Metal Injection Molding for watch components
Metal Injection Molding has made great strides in establishing itself as a cost-efficient manufacturing technology for innovative watch designs, ranging from the everyday stainless steel watches to luxury, diamond-clad timepieces.
Citizen Watch Co was the first of the watch companies to establish an in-house Metal Injection Molding facility in Tokyo, Japan, in 1987 to produce parts such as stainless steel watch cases and tungsten alloy balance weights used in automatic watches.
Swatch Irony watches were also an early application for stainless steel Metal Injection Molding watch cases. The first Metal Injection Moulded nickel-free 316L stainless steel Irony watch cases for Swatch came off ETA Manufacture Horlogere Suisse’s in-house MIM production line in Grenchen, Switzerland, in October 1994.
Spectacle frames have developed into a major segment for Metal Injection Molding because the technology offers previously impossible design options, as well as cost effective high volume manufacturing.
The rotating MIM spring hinge shown in Fig. 32 was an entirely new and revolutionary design that cannot be manufactured economically by other technologies.
The hinge is composed of two rotating discs at an angle of 27° that swivel the spectacle temple with a spring effect. These parts weigh 2.6 g and are made from 316L stainless steel, polished and nickel coated.
Photographic tripod body
These very large MIM parts, produced in titanium for high-end models and stainless steel for standard models, were manufactured for the leading photographic tripod manufacturer, Lino Manfrotto + Co. SpA, Italy.
The part was machined after sintering to remove supports and create an external thread.
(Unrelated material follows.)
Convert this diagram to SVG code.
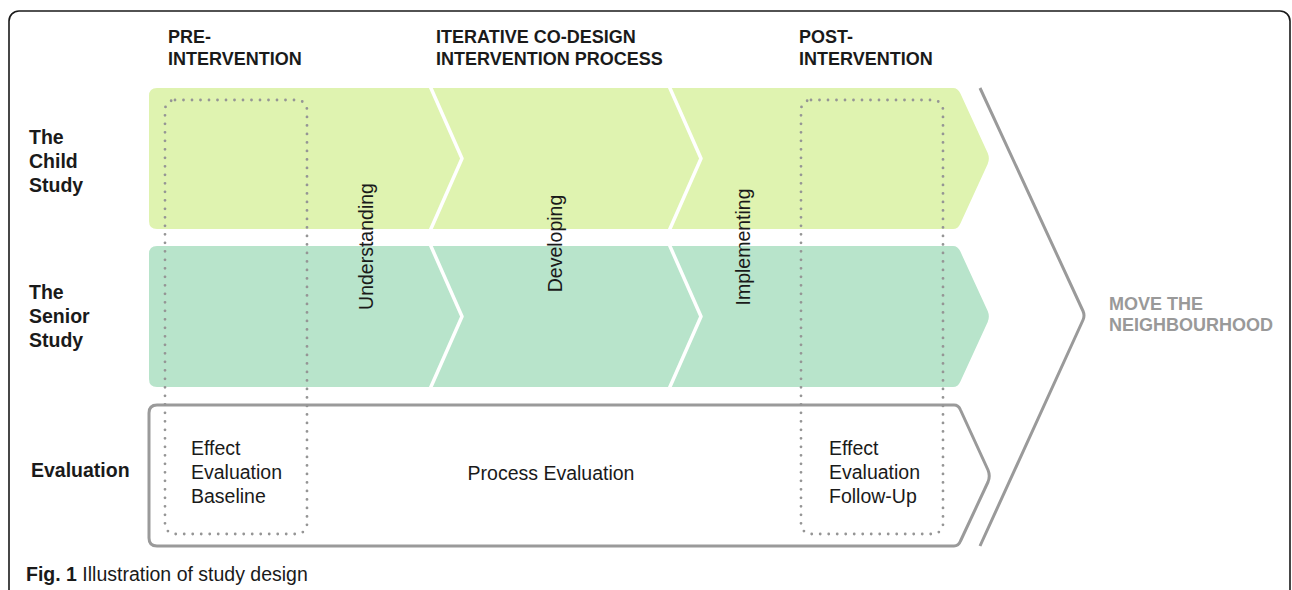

Shown in Fig. 33 in the foreground is the titanium version and, in the background, the stainless steel version.
MIM guitar tuner casing
An automatic tuner for electric guitars was developed and produced by Maxon Motor GmbH, Germany.
The guitar tuner’s large stainless steel body shows the high level of complexity achievable by MIM as a one-piece part.
Complex shapes can be economically produced by investing only once in a single mould, giving a short ‘pay back’ time.